Records for this exercise
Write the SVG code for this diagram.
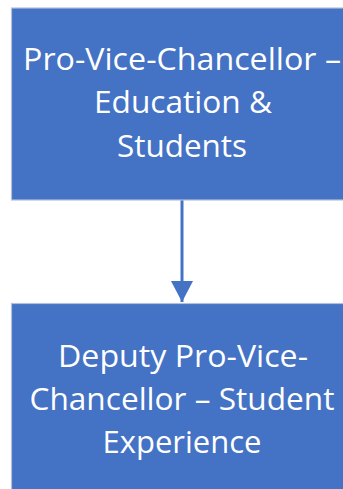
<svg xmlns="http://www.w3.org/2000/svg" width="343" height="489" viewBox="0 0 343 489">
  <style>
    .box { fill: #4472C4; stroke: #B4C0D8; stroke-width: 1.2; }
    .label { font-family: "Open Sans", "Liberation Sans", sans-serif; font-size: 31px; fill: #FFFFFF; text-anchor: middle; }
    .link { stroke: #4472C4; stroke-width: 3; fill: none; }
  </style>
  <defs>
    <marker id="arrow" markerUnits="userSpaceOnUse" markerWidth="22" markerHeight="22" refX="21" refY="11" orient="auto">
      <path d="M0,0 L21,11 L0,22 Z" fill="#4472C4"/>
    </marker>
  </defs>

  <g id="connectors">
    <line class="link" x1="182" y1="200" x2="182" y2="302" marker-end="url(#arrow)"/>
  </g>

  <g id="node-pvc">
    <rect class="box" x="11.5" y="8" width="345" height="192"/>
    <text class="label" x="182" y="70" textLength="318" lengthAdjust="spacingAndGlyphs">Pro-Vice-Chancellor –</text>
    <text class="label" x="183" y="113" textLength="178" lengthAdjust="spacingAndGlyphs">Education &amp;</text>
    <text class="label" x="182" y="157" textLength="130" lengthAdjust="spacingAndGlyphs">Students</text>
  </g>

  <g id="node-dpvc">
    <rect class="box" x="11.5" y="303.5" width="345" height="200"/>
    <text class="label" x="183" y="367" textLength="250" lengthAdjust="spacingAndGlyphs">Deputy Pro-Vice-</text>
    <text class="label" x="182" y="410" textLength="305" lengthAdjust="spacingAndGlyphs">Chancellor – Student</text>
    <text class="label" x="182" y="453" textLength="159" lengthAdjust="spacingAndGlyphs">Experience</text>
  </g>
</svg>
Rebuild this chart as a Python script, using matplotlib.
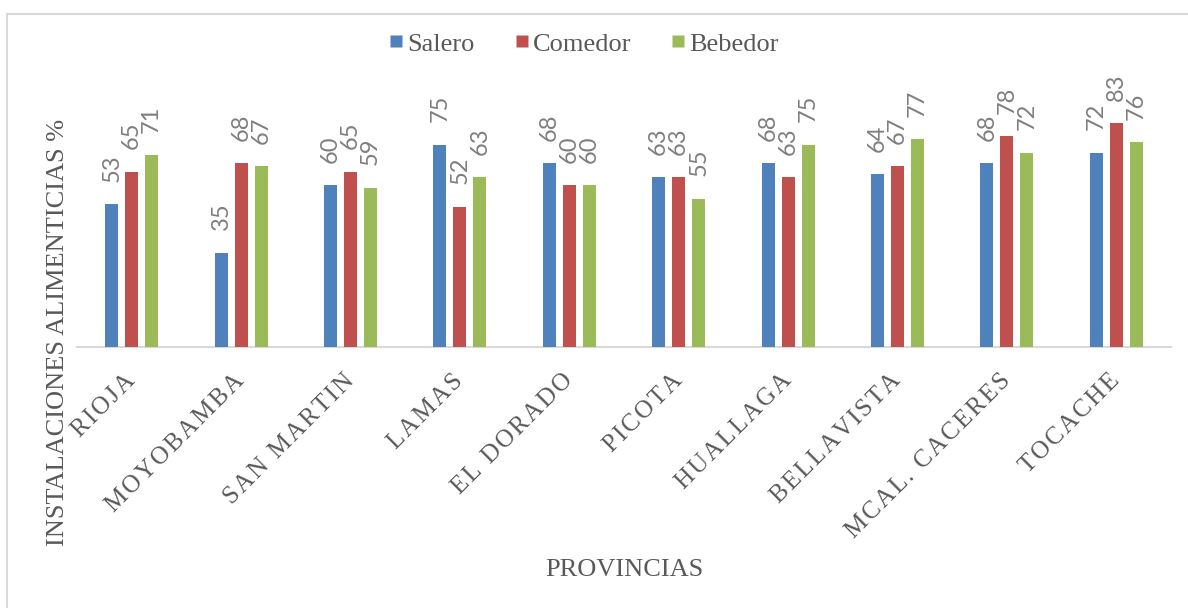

To do
Images do not belong in the copy; reproduce all other parts of the records above verbatim.

Solution to this problem
Write the SVG code for this diagram.
<svg xmlns="http://www.w3.org/2000/svg" width="343" height="489" viewBox="0 0 343 489">
  <style>
    .box { fill: #4472C4; stroke: #B4C0D8; stroke-width: 1.2; }
    .label { font-family: "Open Sans", "Liberation Sans", sans-serif; font-size: 31px; fill: #FFFFFF; text-anchor: middle; }
    .link { stroke: #4472C4; stroke-width: 3; fill: none; }
  </style>
  <defs>
    <marker id="arrow" markerUnits="userSpaceOnUse" markerWidth="22" markerHeight="22" refX="21" refY="11" orient="auto">
      <path d="M0,0 L21,11 L0,22 Z" fill="#4472C4"/>
    </marker>
  </defs>

  <g id="connectors">
    <line class="link" x1="182" y1="200" x2="182" y2="302" marker-end="url(#arrow)"/>
  </g>

  <g id="node-pvc">
    <rect class="box" x="11.5" y="8" width="345" height="192"/>
    <text class="label" x="182" y="70" textLength="318" lengthAdjust="spacingAndGlyphs">Pro-Vice-Chancellor –</text>
    <text class="label" x="183" y="113" textLength="178" lengthAdjust="spacingAndGlyphs">Education &amp;</text>
    <text class="label" x="182" y="157" textLength="130" lengthAdjust="spacingAndGlyphs">Students</text>
  </g>

  <g id="node-dpvc">
    <rect class="box" x="11.5" y="303.5" width="345" height="200"/>
    <text class="label" x="183" y="367" textLength="250" lengthAdjust="spacingAndGlyphs">Deputy Pro-Vice-</text>
    <text class="label" x="182" y="410" textLength="305" lengthAdjust="spacingAndGlyphs">Chancellor – Student</text>
    <text class="label" x="182" y="453" textLength="159" lengthAdjust="spacingAndGlyphs">Experience</text>
  </g>
</svg>
Rebuild this chart as a Python script, using matplotlib.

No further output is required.